TASK TO COMPLETE: Hand back each line, unchanged, from the top down to the line where "ax = fig.add_axes([0.0288, 0.0723, 0.9712, 0.4875])" sits.

MATERIAL PROVIDED:
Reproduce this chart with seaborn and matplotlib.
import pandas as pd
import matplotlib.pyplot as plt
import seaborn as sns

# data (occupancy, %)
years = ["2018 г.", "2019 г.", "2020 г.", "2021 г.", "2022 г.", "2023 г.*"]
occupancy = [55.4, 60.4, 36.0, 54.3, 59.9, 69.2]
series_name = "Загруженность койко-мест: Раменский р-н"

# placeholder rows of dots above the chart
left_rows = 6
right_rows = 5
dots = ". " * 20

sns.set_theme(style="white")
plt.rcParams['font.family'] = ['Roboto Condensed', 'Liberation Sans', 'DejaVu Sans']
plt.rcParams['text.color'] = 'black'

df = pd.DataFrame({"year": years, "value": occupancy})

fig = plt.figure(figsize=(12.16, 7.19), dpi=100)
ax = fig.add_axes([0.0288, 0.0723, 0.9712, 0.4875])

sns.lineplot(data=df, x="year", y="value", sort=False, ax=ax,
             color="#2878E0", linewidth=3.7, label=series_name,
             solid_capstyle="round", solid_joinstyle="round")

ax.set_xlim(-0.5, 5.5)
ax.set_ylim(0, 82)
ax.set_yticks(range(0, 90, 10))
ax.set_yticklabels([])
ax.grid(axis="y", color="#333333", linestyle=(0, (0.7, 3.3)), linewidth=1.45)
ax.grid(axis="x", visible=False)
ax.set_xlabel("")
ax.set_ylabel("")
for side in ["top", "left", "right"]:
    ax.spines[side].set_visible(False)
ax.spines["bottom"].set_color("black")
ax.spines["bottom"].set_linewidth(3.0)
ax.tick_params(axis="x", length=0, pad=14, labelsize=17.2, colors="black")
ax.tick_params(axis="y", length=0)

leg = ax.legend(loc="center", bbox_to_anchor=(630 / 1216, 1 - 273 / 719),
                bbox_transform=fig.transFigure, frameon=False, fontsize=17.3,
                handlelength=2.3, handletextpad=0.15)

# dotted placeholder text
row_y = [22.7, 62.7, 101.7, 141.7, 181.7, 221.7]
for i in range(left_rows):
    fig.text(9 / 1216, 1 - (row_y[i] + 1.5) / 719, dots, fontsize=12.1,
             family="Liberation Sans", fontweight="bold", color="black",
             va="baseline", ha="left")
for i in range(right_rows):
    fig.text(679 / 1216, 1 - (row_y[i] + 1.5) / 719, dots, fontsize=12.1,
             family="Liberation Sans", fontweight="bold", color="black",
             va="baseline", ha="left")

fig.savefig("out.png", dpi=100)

THE RESPONSE:
Reproduce this chart with seaborn and matplotlib.
import pandas as pd
import matplotlib.pyplot as plt
import seaborn as sns

# data (occupancy, %)
years = ["2018 г.", "2019 г.", "2020 г.", "2021 г.", "2022 г.", "2023 г.*"]
occupancy = [55.4, 60.4, 36.0, 54.3, 59.9, 69.2]
series_name = "Загруженность койко-мест: Раменский р-н"

# placeholder rows of dots above the chart
left_rows = 6
right_rows = 5
dots = ". " * 20

sns.set_theme(style="white")
plt.rcParams['font.family'] = ['Roboto Condensed', 'Liberation Sans', 'DejaVu Sans']
plt.rcParams['text.color'] = 'black'

df = pd.DataFrame({"year": years, "value": occupancy})

fig = plt.figure(figsize=(12.16, 7.19), dpi=100)
ax = fig.add_axes([0.0288, 0.0723, 0.9712, 0.4875])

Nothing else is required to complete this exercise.